Hay que decirlo: el viajar en tren tiene toda una estética. Resulta ser una colección de códigos, precauciones y complicidades (que condensan de modo notable nuestra cultura urbana) que está asociada a percepciones sensoriales muy particulares, casi únicas.
Usted entra a la inmensa estación y halla señalizaciones varias, policias, gendarmes y personal de seguridad, vendedores de lotería y de pañuelos descartables, manifestantes de partidos de izquierda caracterizados y con estandartes, madres nutricias y señoritas de call center, algunas abuelas y muchos chicos solos, casi siempre descalzos.
Hace cola para comprar su boleto, y decide dar la moneda más chica de su vuelto a la persona que le pide junto a la ventanilla de pago.

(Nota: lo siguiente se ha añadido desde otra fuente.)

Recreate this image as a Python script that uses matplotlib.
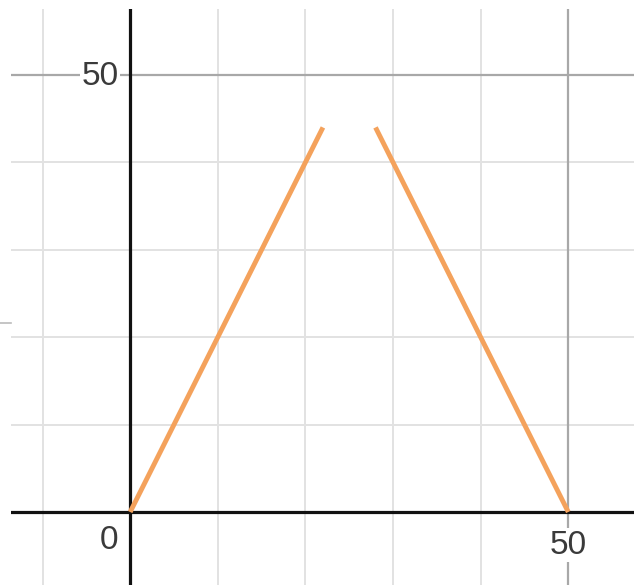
import matplotlib
matplotlib.use('Agg')
import matplotlib.pyplot as plt
from matplotlib.lines import Line2D

# two rising / falling segments
left_x = [0, 22]
left_y = [0, 44]
right_x = [28, 50]
right_y = [44, 0]

grid_ticks = [-10, 10, 20, 30, 40]
major_ticks = [50]
x_labels = ['0', '50']
y_labels = ['50']

fig = plt.figure(figsize=(6.34, 5.85), dpi=100)
ax = fig.add_axes([11 / 634, 0, 623 / 634, 576 / 585])
ax.set_xlim(-13.6, 57.5)
ax.set_ylim(-8.35, 57.55)
for s in ax.spines.values():
    s.set_visible(False)
ax.set_xticks([])
ax.set_yticks([])

# light grid every 10, darker at 50
for t in grid_ticks:
    ax.axvline(t, color='#e2e2e2', lw=1.4, zorder=0)
    ax.axhline(t, color='#e2e2e2', lw=1.4, zorder=0)
for t in major_ticks:
    ax.axvline(t, color='#a8a8a8', lw=1.6, zorder=1)
    ax.axhline(t, color='#a8a8a8', lw=1.6, zorder=1)

# axes
ax.axhline(0, color='#111111', lw=2.3, zorder=2)
ax.axvline(0, color='#111111', lw=2.3, zorder=2)

ax.plot(left_x, left_y, color='#f4a25c', lw=3.5, solid_capstyle='butt', zorder=3)
ax.plot(right_x, right_y, color='#f4a25c', lw=3.5, solid_capstyle='butt', zorder=3)

font = dict(family='Liberation Sans', size=24, color='#3a3a3a')
box = dict(facecolor='white', edgecolor='none', pad=1)
ax.text(-1.3, 49.8, y_labels[0], ha='right', va='center', bbox=box, zorder=4, **font)
ax.text(-1.4, -3.3, x_labels[0], ha='right', va='center', zorder=4, **font)
ax.text(50, -3.8, x_labels[1], ha='center', va='center', bbox=box, zorder=4, **font)

# small stray tick outside the plot on the left
fig.add_artist(Line2D([0, 11 / 634], [1 - 323 / 585, 1 - 323 / 585],
                      color='#bbbbbb', lw=1.2))

fig.savefig('out.png', dpi=100)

Siempre hay una persona por ventanilla, y no asombra a nadie, porque el ojo parece haberse habituado, y simula una mímesis entre los grises de las manos que se extienden y el gris frío que reviste la boletería.

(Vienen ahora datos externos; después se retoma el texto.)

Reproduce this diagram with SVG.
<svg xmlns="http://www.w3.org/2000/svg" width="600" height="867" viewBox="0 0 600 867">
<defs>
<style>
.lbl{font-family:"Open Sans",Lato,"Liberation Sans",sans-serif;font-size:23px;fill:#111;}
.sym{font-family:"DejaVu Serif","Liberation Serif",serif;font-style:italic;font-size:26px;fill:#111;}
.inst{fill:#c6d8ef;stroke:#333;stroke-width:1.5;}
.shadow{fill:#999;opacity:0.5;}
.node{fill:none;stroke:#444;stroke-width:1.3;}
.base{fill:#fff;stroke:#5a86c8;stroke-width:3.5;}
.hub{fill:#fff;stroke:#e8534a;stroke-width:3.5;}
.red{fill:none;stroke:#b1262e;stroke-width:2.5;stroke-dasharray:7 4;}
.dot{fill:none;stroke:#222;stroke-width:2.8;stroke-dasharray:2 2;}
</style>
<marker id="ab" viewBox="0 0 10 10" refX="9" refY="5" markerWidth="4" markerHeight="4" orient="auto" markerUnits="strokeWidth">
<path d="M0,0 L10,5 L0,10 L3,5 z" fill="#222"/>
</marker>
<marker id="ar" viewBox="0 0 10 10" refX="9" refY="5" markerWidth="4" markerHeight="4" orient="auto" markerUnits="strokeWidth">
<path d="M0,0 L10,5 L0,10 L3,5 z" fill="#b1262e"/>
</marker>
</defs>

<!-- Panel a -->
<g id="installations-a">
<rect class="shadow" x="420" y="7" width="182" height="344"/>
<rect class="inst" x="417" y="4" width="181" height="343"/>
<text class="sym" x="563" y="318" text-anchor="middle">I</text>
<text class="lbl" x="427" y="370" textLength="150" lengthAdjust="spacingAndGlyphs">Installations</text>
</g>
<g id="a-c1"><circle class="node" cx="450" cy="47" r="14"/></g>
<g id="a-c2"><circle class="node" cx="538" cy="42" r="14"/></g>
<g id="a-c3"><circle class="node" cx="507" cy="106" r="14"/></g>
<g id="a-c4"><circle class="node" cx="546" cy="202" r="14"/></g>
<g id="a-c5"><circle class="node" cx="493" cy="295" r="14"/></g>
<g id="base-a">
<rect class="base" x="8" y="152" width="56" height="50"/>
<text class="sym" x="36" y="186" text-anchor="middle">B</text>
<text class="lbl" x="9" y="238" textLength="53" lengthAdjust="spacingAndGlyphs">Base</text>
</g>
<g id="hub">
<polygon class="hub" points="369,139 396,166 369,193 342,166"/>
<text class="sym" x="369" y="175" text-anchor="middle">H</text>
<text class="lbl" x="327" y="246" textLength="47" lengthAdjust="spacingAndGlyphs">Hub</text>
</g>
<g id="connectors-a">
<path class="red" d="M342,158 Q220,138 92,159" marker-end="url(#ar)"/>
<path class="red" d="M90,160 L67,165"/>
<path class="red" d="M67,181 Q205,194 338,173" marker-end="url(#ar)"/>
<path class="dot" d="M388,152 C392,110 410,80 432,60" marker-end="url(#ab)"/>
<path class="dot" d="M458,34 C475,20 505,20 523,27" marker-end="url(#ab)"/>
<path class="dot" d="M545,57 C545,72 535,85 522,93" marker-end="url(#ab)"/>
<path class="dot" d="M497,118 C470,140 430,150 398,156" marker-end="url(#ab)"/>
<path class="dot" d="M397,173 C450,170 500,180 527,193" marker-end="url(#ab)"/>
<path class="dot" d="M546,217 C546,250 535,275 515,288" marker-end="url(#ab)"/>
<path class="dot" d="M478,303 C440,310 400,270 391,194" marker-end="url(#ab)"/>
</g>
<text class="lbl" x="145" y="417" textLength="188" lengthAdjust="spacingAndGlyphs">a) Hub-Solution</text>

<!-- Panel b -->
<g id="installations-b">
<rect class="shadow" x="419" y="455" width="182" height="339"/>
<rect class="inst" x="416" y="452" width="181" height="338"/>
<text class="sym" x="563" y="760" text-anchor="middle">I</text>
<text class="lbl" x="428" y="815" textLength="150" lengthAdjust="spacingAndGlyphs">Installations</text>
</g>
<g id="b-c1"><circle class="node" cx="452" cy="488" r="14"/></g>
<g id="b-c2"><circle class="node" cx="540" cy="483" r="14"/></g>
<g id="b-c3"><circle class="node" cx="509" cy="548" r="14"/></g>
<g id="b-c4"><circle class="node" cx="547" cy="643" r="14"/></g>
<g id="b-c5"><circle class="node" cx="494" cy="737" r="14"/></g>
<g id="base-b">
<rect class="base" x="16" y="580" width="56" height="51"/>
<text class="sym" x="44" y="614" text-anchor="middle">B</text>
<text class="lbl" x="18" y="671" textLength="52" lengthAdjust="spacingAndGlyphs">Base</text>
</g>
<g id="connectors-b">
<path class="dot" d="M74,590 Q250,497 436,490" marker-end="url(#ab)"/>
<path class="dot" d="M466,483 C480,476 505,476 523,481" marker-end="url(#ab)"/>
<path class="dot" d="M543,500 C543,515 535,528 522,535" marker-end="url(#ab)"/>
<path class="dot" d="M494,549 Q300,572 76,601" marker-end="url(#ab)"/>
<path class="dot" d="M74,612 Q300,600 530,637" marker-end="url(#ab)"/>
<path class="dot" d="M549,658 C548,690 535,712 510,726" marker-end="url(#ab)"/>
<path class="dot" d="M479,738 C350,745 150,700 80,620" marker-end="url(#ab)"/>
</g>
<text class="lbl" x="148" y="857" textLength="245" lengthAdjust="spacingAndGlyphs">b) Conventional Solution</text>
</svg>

Boleto en mano se acerca a los andenes, y se detiene junto a otros frente al puesto de diarios, que es grande y además de los periódicos exhibe cantidad de revistas, con mayoria de portadas atractivas al ojo masculino, colecciones de cd y dvd, enciclopedias, tarjetas para telefonía y saldos de las curiosas colecciones de Altaya y Planeta Agostini: relojes de bolsillo, réplicas de lapiceras con pluma, herramientas de jardinería o muñequitas de porcelana. Detras de tanto papel encolado y celofán mira con expresión de invadido por la nada el diariero, que recrea en versión unipersonal aquel reallity que aquí se llamó "Gran hermano", en horario corrido, espacio bien reducido, sin sanitarios y con el compromiso moral de responder con frecuencia sobre horarios de trenes, líneas de colectivos, números ganadores de la quiniela, y resultados del fútbol.